In software development, continuous integration and regression testing are table stakes. Every code change is validated through automated pipelines before reaching production. But in robotics, regression testing remains stubbornly manual, fragile, and siloed despite the fact that the cost of failure is often a $100,000 robot or a safety-critical accident.

Most robotics teams today rely on a patchwork of custom test scripts, simulated environments that poorly reflect real-world physics, and ad-hoc manual testing before deployment. Unit tests may catch low-level bugs, but higher-level behavioral regressions like a mobile robot's path planning suddenly failing in narrow hallways are often discovered only after field deployment. When a new control policy bricks the hardware or a perception update subtly misclassifies an edge case, teams are forced to scramble, often without clear visibility into what changed or why it broke.

The robotics ecosystem needs a fundamental shift toward Continuous Robotic Regression Testing (CRRT), a framework that borrows from the CI/CD playbook in software but is adapted for the embodied complexity of robots.

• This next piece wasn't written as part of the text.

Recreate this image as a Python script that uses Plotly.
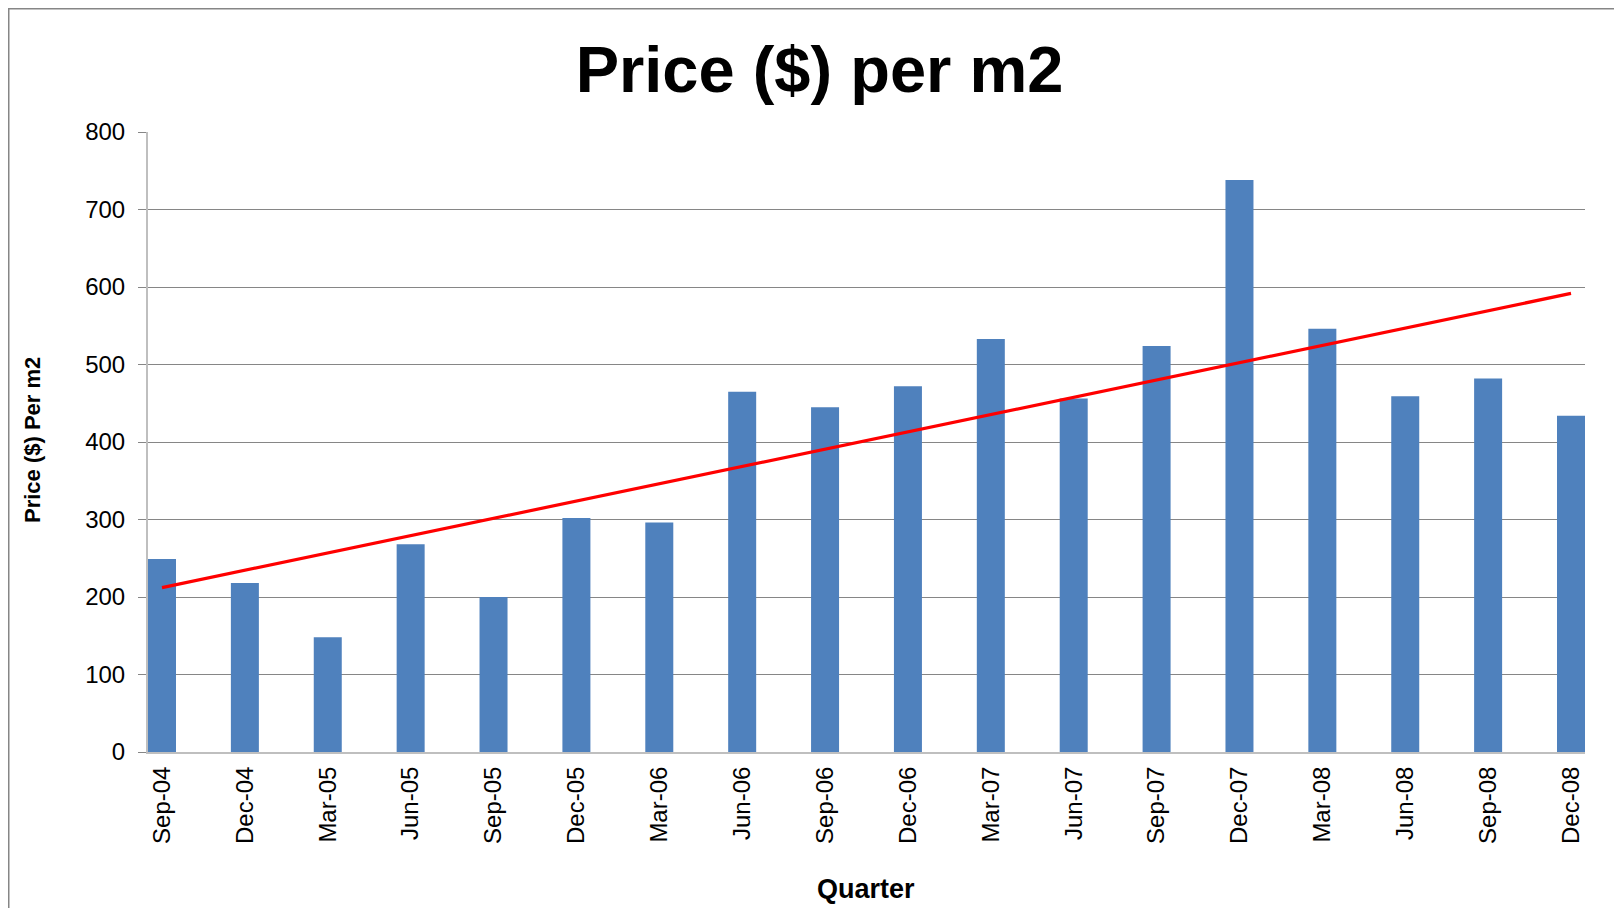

Every code push should automatically spin up simulation jobs that validate not just code syntax or hardware drivers, but behavior. Did the robot's grasp success rate degrade? Did it violate safety constraints in corner-case scenarios? Were the navigation policies robust across simulated environments with varying lighting, clutter, or surface types?

To get there, several things must change:

Simulation Standardization & Fidelity

There's a need for more universal, high-fidelity simulation environments like NVIDIA Isaac or Mujoco, tightly integrated into the CI pipeline. These should reflect real-world edge cases, not just ideal lab conditions.

Behavioral Test Suites

Robotics teams should develop and share open-source behavior-driven test suites—akin to unit test libraries in software that can verify skills like grasping, locomotion, or obstacle avoidance.

Hardware-in-the-Loop (HIL) Testing

Simulations alone are not enough. Canary deployments on real hardware (perhaps after passing simulated regression gates) need to be part of the flow, with automated rollback on failure.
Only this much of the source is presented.